→ TASK GOAL
Copy out the listing exactly.

** start of MATERIAL **

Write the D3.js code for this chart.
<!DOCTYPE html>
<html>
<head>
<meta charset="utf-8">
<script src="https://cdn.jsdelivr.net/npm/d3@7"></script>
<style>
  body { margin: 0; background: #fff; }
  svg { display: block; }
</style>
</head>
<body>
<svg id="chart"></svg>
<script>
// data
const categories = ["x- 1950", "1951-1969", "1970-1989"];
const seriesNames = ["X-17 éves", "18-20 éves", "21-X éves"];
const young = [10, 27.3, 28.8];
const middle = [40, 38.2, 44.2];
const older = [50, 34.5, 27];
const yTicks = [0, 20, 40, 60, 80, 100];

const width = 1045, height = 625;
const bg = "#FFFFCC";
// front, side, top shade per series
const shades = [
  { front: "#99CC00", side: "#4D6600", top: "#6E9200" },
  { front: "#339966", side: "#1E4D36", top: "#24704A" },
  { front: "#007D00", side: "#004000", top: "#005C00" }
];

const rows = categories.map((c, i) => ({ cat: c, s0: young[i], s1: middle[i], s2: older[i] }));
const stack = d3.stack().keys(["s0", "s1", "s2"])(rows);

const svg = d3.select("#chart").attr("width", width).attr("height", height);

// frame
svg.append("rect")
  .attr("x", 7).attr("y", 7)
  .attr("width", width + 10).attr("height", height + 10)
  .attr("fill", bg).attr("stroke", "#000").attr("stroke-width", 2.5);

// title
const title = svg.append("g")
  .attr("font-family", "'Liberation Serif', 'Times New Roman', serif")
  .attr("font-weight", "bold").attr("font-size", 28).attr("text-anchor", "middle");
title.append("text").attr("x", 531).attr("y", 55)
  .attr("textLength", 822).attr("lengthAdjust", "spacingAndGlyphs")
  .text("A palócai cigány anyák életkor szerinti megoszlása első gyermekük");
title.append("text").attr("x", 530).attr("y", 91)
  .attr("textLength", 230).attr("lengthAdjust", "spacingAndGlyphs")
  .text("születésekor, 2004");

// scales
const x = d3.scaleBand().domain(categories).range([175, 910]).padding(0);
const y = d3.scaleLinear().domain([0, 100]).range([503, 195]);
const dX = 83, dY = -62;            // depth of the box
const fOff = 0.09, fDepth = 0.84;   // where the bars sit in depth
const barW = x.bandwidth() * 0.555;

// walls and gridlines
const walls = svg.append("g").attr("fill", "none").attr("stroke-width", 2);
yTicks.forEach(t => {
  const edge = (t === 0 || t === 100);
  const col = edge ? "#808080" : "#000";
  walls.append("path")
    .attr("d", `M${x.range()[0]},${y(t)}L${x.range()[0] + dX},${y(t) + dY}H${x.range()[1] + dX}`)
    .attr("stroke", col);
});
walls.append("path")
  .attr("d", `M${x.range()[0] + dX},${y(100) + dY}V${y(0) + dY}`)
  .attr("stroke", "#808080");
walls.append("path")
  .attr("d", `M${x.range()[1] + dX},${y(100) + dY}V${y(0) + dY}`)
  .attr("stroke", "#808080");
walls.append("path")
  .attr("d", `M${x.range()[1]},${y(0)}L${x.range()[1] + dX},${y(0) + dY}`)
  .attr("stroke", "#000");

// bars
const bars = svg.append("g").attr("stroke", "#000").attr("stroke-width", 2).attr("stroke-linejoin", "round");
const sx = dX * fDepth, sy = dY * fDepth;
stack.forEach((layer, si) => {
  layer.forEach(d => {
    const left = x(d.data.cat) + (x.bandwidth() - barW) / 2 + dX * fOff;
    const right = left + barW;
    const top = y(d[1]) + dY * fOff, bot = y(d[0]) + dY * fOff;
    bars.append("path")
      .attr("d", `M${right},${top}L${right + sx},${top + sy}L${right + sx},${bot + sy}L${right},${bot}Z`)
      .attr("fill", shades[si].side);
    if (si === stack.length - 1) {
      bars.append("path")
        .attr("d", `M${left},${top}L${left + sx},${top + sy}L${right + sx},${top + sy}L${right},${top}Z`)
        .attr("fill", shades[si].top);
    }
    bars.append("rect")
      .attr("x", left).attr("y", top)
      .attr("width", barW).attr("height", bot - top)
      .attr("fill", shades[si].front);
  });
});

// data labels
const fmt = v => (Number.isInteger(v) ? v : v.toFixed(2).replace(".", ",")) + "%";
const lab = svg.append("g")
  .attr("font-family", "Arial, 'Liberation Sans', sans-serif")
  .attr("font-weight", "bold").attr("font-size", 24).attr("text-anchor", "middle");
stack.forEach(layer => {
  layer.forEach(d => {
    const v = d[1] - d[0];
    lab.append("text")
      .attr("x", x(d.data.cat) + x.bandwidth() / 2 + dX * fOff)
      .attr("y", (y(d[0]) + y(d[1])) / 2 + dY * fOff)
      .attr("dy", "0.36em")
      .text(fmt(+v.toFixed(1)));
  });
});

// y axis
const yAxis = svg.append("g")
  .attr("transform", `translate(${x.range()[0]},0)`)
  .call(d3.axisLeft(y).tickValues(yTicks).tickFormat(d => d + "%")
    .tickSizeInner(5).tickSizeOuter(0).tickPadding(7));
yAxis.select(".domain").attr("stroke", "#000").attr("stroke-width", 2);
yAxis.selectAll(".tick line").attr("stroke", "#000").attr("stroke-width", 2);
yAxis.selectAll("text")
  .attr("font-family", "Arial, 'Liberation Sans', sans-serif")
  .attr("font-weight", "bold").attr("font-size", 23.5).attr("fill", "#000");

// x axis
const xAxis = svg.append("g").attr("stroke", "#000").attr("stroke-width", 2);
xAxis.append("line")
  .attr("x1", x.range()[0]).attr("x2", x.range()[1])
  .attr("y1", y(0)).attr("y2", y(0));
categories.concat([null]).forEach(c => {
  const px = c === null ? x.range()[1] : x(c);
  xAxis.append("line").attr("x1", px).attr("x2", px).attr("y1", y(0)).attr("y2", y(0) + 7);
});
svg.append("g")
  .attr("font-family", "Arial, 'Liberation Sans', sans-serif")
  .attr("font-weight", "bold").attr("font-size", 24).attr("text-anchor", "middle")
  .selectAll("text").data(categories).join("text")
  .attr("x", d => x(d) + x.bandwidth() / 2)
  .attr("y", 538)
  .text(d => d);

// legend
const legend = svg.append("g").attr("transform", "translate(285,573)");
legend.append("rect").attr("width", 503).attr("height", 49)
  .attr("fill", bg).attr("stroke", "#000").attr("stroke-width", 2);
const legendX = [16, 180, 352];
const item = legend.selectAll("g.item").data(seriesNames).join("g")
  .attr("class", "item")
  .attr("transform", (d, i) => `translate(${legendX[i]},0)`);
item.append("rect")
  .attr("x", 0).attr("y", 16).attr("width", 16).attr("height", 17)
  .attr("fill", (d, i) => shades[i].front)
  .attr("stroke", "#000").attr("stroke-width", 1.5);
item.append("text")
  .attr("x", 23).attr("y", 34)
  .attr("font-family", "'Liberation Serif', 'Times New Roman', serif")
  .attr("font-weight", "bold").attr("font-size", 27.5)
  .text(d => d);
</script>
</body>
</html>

** end of MATERIAL **

→ THE COMPLETED TASK
Write the D3.js code for this chart.
<!DOCTYPE html>
<html>
<head>
<meta charset="utf-8">
<script src="https://cdn.jsdelivr.net/npm/d3@7"></script>
<style>
  body { margin: 0; background: #fff; }
  svg { display: block; }
</style>
</head>
<body>
<svg id="chart"></svg>
<script>
// data
const categories = ["x- 1950", "1951-1969", "1970-1989"];
const seriesNames = ["X-17 éves", "18-20 éves", "21-X éves"];
const young = [10, 27.3, 28.8];
const middle = [40, 38.2, 44.2];
const older = [50, 34.5, 27];
const yTicks = [0, 20, 40, 60, 80, 100];

const width = 1045, height = 625;
const bg = "#FFFFCC";
// front, side, top shade per series
const shades = [
  { front: "#99CC00", side: "#4D6600", top: "#6E9200" },
  { front: "#339966", side: "#1E4D36", top: "#24704A" },
  { front: "#007D00", side: "#004000", top: "#005C00" }
];

const rows = categories.map((c, i) => ({ cat: c, s0: young[i], s1: middle[i], s2: older[i] }));
const stack = d3.stack().keys(["s0", "s1", "s2"])(rows);

const svg = d3.select("#chart").attr("width", width).attr("height", height);

// frame
svg.append("rect")
  .attr("x", 7).attr("y", 7)
  .attr("width", width + 10).attr("height", height + 10)
  .attr("fill", bg).attr("stroke", "#000").attr("stroke-width", 2.5);

// title
const title = svg.append("g")
  .attr("font-family", "'Liberation Serif', 'Times New Roman', serif")
  .attr("font-weight", "bold").attr("font-size", 28).attr("text-anchor", "middle");
title.append("text").attr("x", 531).attr("y", 55)
  .attr("textLength", 822).attr("lengthAdjust", "spacingAndGlyphs")
  .text("A palócai cigány anyák életkor szerinti megoszlása első gyermekük");
title.append("text").attr("x", 530).attr("y", 91)
  .attr("textLength", 230).attr("lengthAdjust", "spacingAndGlyphs")
  .text("születésekor, 2004");

// scales
const x = d3.scaleBand().domain(categories).range([175, 910]).padding(0);
const y = d3.scaleLinear().domain([0, 100]).range([503, 195]);
const dX = 83, dY = -62;            // depth of the box
const fOff = 0.09, fDepth = 0.84;   // where the bars sit in depth
const barW = x.bandwidth() * 0.555;

// walls and gridlines
const walls = svg.append("g").attr("fill", "none").attr("stroke-width", 2);
yTicks.forEach(t => {
  const edge = (t === 0 || t === 100);
  const col = edge ? "#808080" : "#000";
  walls.append("path")
    .attr("d", `M${x.range()[0]},${y(t)}L${x.range()[0] + dX},${y(t) + dY}H${x.range()[1] + dX}`)
    .attr("stroke", col);
});
walls.append("path")
  .attr("d", `M${x.range()[0] + dX},${y(100) + dY}V${y(0) + dY}`)
  .attr("stroke", "#808080");
walls.append("path")
  .attr("d", `M${x.range()[1] + dX},${y(100) + dY}V${y(0) + dY}`)
  .attr("stroke", "#808080");
walls.append("path")
  .attr("d", `M${x.range()[1]},${y(0)}L${x.range()[1] + dX},${y(0) + dY}`)
  .attr("stroke", "#000");

// bars
const bars = svg.append("g").attr("stroke", "#000").attr("stroke-width", 2).attr("stroke-linejoin", "round");
const sx = dX * fDepth, sy = dY * fDepth;
stack.forEach((layer, si) => {
  layer.forEach(d => {
    const left = x(d.data.cat) + (x.bandwidth() - barW) / 2 + dX * fOff;
    const right = left + barW;
    const top = y(d[1]) + dY * fOff, bot = y(d[0]) + dY * fOff;
    bars.append("path")
      .attr("d", `M${right},${top}L${right + sx},${top + sy}L${right + sx},${bot + sy}L${right},${bot}Z`)
      .attr("fill", shades[si].side);
    if (si === stack.length - 1) {
      bars.append("path")
        .attr("d", `M${left},${top}L${left + sx},${top + sy}L${right + sx},${top + sy}L${right},${top}Z`)
        .attr("fill", shades[si].top);
    }
    bars.append("rect")
      .attr("x", left).attr("y", top)
      .attr("width", barW).attr("height", bot - top)
      .attr("fill", shades[si].front);
  });
});

// data labels
const fmt = v => (Number.isInteger(v) ? v : v.toFixed(2).replace(".", ",")) + "%";
const lab = svg.append("g")
  .attr("font-family", "Arial, 'Liberation Sans', sans-serif")
  .attr("font-weight", "bold").attr("font-size", 24).attr("text-anchor", "middle");
stack.forEach(layer => {
  layer.forEach(d => {
    const v = d[1] - d[0];
    lab.append("text")
      .attr("x", x(d.data.cat) + x.bandwidth() / 2 + dX * fOff)
      .attr("y", (y(d[0]) + y(d[1])) / 2 + dY * fOff)
      .attr("dy", "0.36em")
      .text(fmt(+v.toFixed(1)));
  });
});

// y axis
const yAxis = svg.append("g")
  .attr("transform", `translate(${x.range()[0]},0)`)
  .call(d3.axisLeft(y).tickValues(yTicks).tickFormat(d => d + "%")
    .tickSizeInner(5).tickSizeOuter(0).tickPadding(7));
yAxis.select(".domain").attr("stroke", "#000").attr("stroke-width", 2);
yAxis.selectAll(".tick line").attr("stroke", "#000").attr("stroke-width", 2);
yAxis.selectAll("text")
  .attr("font-family", "Arial, 'Liberation Sans', sans-serif")
  .attr("font-weight", "bold").attr("font-size", 23.5).attr("fill", "#000");

// x axis
const xAxis = svg.append("g").attr("stroke", "#000").attr("stroke-width", 2);
xAxis.append("line")
  .attr("x1", x.range()[0]).attr("x2", x.range()[1])
  .attr("y1", y(0)).attr("y2", y(0));
categories.concat([null]).forEach(c => {
  const px = c === null ? x.range()[1] : x(c);
  xAxis.append("line").attr("x1", px).attr("x2", px).attr("y1", y(0)).attr("y2", y(0) + 7);
});
svg.append("g")
  .attr("font-family", "Arial, 'Liberation Sans', sans-serif")
  .attr("font-weight", "bold").attr("font-size", 24).attr("text-anchor", "middle")
  .selectAll("text").data(categories).join("text")
  .attr("x", d => x(d) + x.bandwidth() / 2)
  .attr("y", 538)
  .text(d => d);

// legend
const legend = svg.append("g").attr("transform", "translate(285,573)");
legend.append("rect").attr("width", 503).attr("height", 49)
  .attr("fill", bg).attr("stroke", "#000").attr("stroke-width", 2);
const legendX = [16, 180, 352];
const item = legend.selectAll("g.item").data(seriesNames).join("g")
  .attr("class", "item")
  .attr("transform", (d, i) => `translate(${legendX[i]},0)`);
item.append("rect")
  .attr("x", 0).attr("y", 16).attr("width", 16).attr("height", 17)
  .attr("fill", (d, i) => shades[i].front)
  .attr("stroke", "#000").attr("stroke-width", 1.5);
item.append("text")
  .attr("x", 23).attr("y", 34)
  .attr("font-family", "'Liberation Serif', 'Times New Roman', serif")
  .attr("font-weight", "bold").attr("font-size", 27.5)
  .text(d => d);
</script>
</body>
</html>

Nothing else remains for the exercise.